Wine Greatness: Old School vs New School
Can a wine be considered "GREAT" and should it attain a score of 98 or above if it isn’t likely to improve with age?
Put another way, given that it is not meant to age, what score would a perfect dry rose garner?
Robert Parker, among other reviewers and wine lovers, reserves a portion of his assessment points for a wine’s ability to age. If the wine is, in their assessment, likely to improve and develop complexity with age, it will have more points added to it’s score.
This is "Old School" thinking. It turns out more and more aficionados take the position that the evaluation of a wine should be based primarily on the enjoyment it delivers now. If the wine delivers the peak of enjoyment, it is great, regardless of what it becomes. Twenty years ago, maybe even ten years ago, it would have been near impossible to find a knowledgeable wine person take this position. what has changed?

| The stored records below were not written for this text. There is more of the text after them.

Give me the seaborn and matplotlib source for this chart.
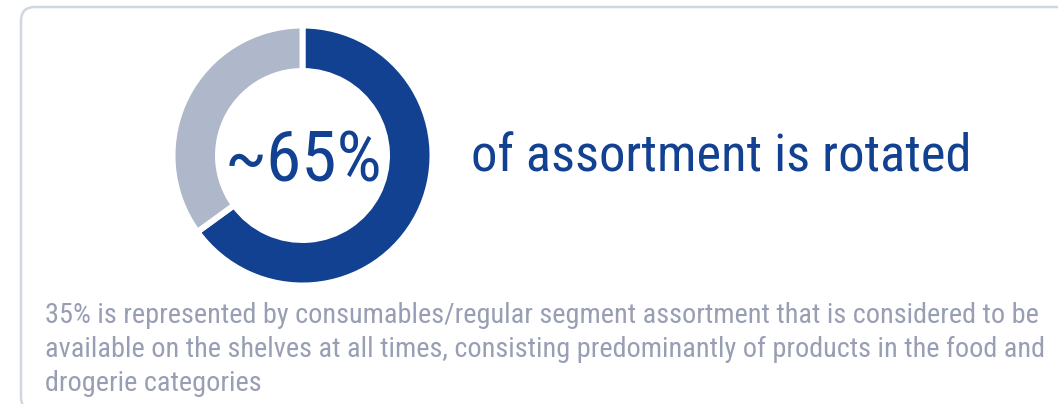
import matplotlib
matplotlib.use("Agg")
import matplotlib.pyplot as plt
from matplotlib import font_manager
from matplotlib.patches import FancyBboxPatch
import seaborn as sns

# Assortment split
segments = ["Rotated assortment", "Regular assortment"]
shares = [65, 35]

headline = "of assortment is rotated"
note_lines = [
    f"{shares[1]}% is represented by consumables/regular segment assortment that is considered to be",
    "available on the shelves at all times, consisting predominantly of products in the food and",
    "drogerie categories",
]

BLUE = "#124191"
GREY = "#aeb8ca"
NOTE = "#989eb3"
FRAME = "#d0d7e2"

sns.set_theme(style="white")


def pick_family(candidates):
    for name in candidates:
        try:
            font_manager.findfont(font_manager.FontProperties(family=name),
                                  fallback_to_default=False)
            return name
        except ValueError:
            continue
    return "DejaVu Sans"


family = pick_family(["Roboto Condensed", "Liberation Sans Narrow", "Roboto"])
plt.rcParams["font.family"] = [family, "DejaVu Sans"]

W, H = 1058, 404
fig = plt.figure(figsize=(W / 100, H / 100), dpi=100)
fig.patch.set_facecolor("white")

# Pixel-space canvas for the card frame and the text
canvas = fig.add_axes([0, 0, 1, 1])
canvas.set_xlim(0, W)
canvas.set_ylim(H, 0)
canvas.axis("off")

frame = FancyBboxPatch((21, 7), W + 40, H,
                       boxstyle="round,pad=0,rounding_size=14",
                       facecolor="white", edgecolor=FRAME, linewidth=1.8)
canvas.add_patch(frame)

# Donut
cx, cy, half = 302.5, 155.5, 132
ax_pie = fig.add_axes([(cx - half) / W, (H - cy - half) / H, 2 * half / W, 2 * half / H])
ax_pie.pie(shares, labels=None, colors=[BLUE, GREY], startangle=90, counterclock=False,
           radius=130 / half,
           wedgeprops=dict(width=45.5 / half, edgecolor="white", linewidth=4.3))
ax_pie.set_xlim(-1, 1)
ax_pie.set_ylim(-1, 1)
ax_pie.set_aspect("equal")
ax_pie.axis("off")

big = canvas.text(303, 182, f"~{shares[0]}%", ha="center", va="baseline",
                  fontsize=52, color=BLUE)
head = canvas.text(471, 172, headline, ha="left", va="baseline",
                   fontsize=41, color=BLUE)
notes = [canvas.text(45, 323 + 34 * i, line, ha="left", va="baseline",
                     fontsize=20, color=NOTE)
         for i, line in enumerate(note_lines)]

# Fit text runs to their widths
fig.canvas.draw()
renderer = fig.canvas.get_renderer()


def width_of(txt):
    return txt.get_window_extent(renderer).width


big.set_fontsize(big.get_fontsize() * 158 / width_of(big))
head.set_fontsize(head.get_fontsize() * 500 / width_of(head))
widest = max(width_of(t) for t in notes)
note_size = notes[0].get_fontsize() * 995 / widest
for t in notes:
    t.set_fontsize(note_size)

fig.savefig("out.png", dpi=100, facecolor="white")
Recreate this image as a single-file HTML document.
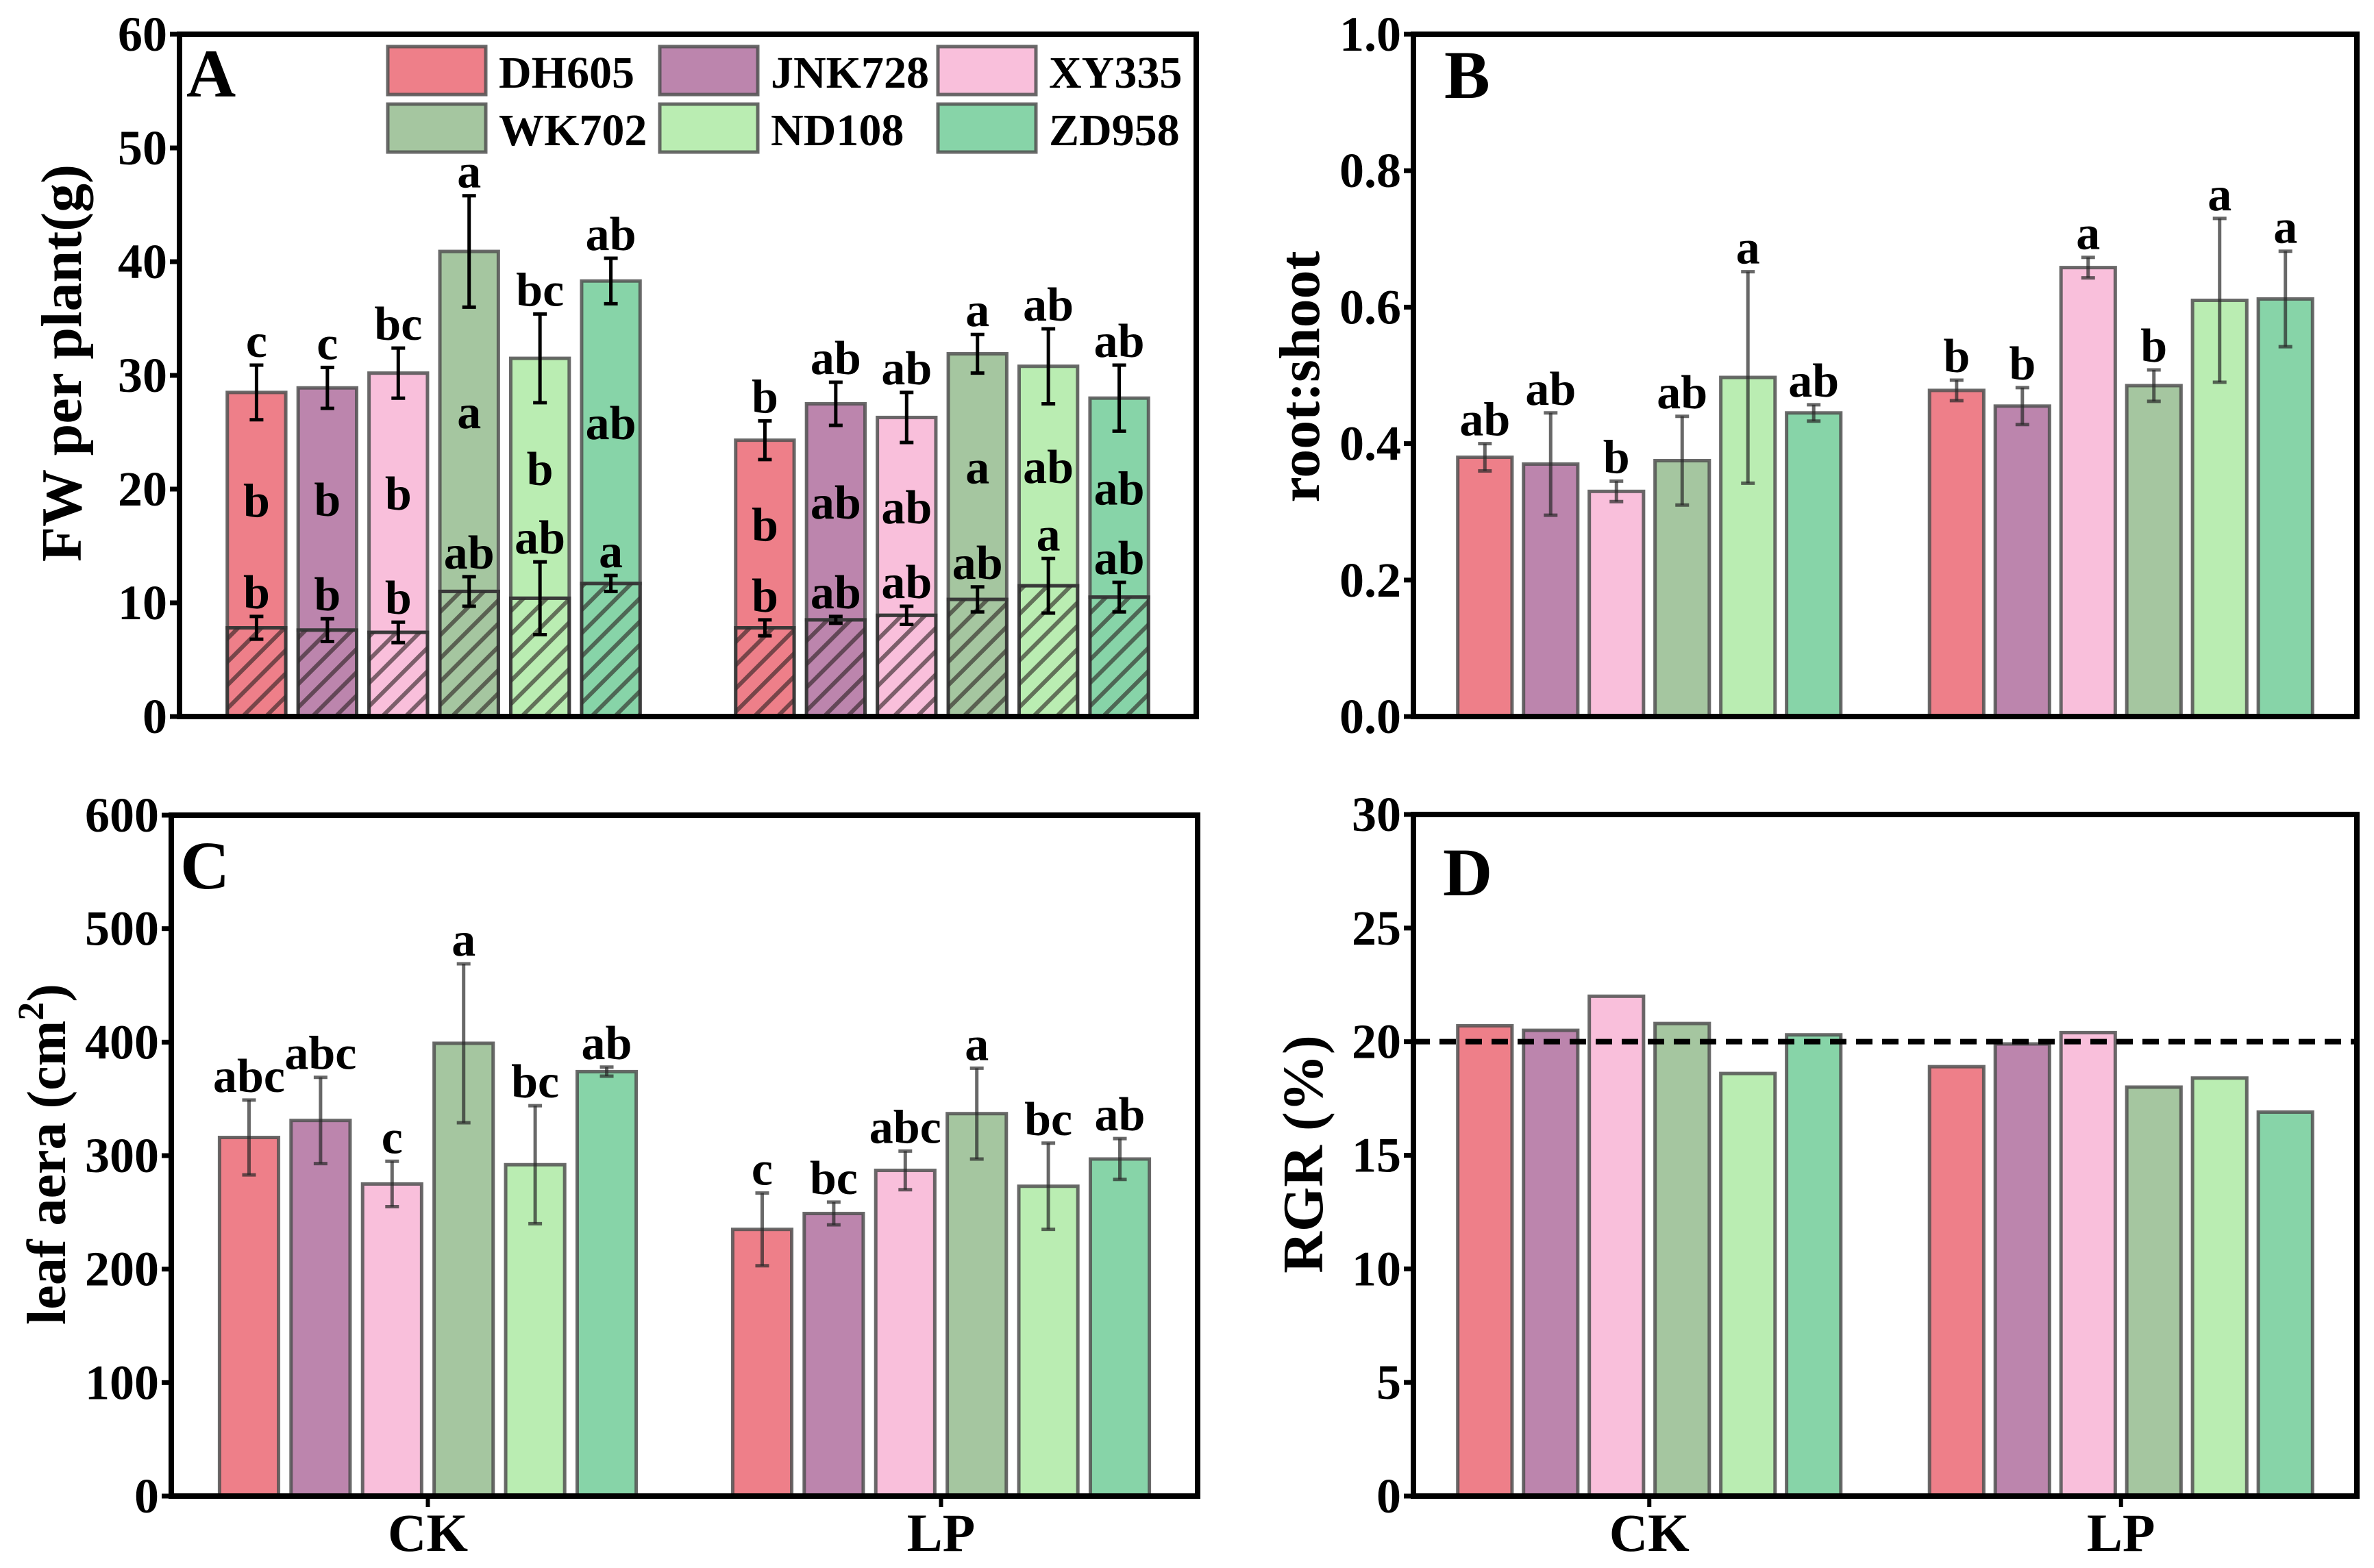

In a recent issue of his "Vintage Experiences" newsletter Dan Berger makes a revealing point on this issue. When all those people ran to red wine after the 60 Minutes story on wine and health in the early 1990s, these new wine drinkers went for the wine they were most familiar with: Cabernet. The problem was that Cabernet had tannin. It was this tannic, astringent quality of red wines, that turned off many people. So, they turned to what was easier to drink: Merlot. The Australians caught on to this trend very early, Berger points out, and began selling boat loads of soft, easy to drink red wine. For many, this, soft Aussie Red and soft Merlot, was their first introduction to wine they liked, wine that was not overly tannic. These people stayed with wine. Some stayed in the $5-10 category. Others moved up, but looked for something better, yet still soft. Winemakers were happy to deliver.
As always, Berger delivers a keen, unexpected and eye opening explanation of the wine world. Still, there is more going on.
Today’s hottest wines, whether from California, Australia, France or South America are those with a softer, riper, fruitier, less tannic personality. Critics have endorsed them. Winemakers have found new technology to produce them with less risk of spoilage. Viticulturists have found farming methods and clonal selections that allow them to grow such wines.
The bottom line is this: The definition of quality has changed is rapid fashion. Today, a 15% alcohol, 4.0 pH, Inky black, soft, fruit bomb is regularly hailed as the pinnacle of quality. Will they age? Not likely. But it doesn’t matter. That isn’t part of the criteria that drives consumers to these wines or drives winemakers to produce them.
Me? I believe I am old school. I’ve tasted from the well of well-age wine. I used not to be such a minority. Aged wines, though always the province of very few wine drinkers, had far more adherents than they do today. You can find people who have tasted hundreds and hundred of wines, explored every wine-corner of the globe, are able to describe the style of wine produced by numerous winemakers and wineries. Yet, they have little or no experience with well-aged wine and have no need for it.
Will the definition of greatness one day come back to primarily include the ability to age. I think it will. But slowly. And when it does, there will be a number of wineries still producing wine who were around when soft, sweet, big and extracted was not the be all end all of the wine experience. And thank goodness. Because we will have the opportunity to find wines that were made with aging in mind to confirm what the "Old School" of today always believed.
Tom
This is an interesting subject and I’ve copied what I wrote on the eBob forum below, and made a few changes as well.
The inclusion of 10 points for ageability in the Parker version of the 100 points scoring system suggests that it was not developed for the assessment of wines that do not age. So even though it is used to rate wines within their peer group it should really only be used with wines that will age.
The problem with the 10 points for the “overall quality level or potential for further evolution and improvement—aging” is that it has to be reduced as the wine ages. Of course other components of the score will also change [aroma and bouquet (15 points), and flavor and finish (20 points)] and so the final score for the aged wine may not vary from what it rated as a young wine. Thus complexity gained due to aging has to be expressed in the tasting note itself. A tasting note is a description, not a score; where have I heard that before?
Is the description of the perfect (unaged) Rose less important than the perfect (aged) Shiraz/Syrah or Cabernet? Shouldn’t both be considered great within the bounds of their own qualities? Why does a Rose have to suffer at the hands of a Cabernet simply because it does not age?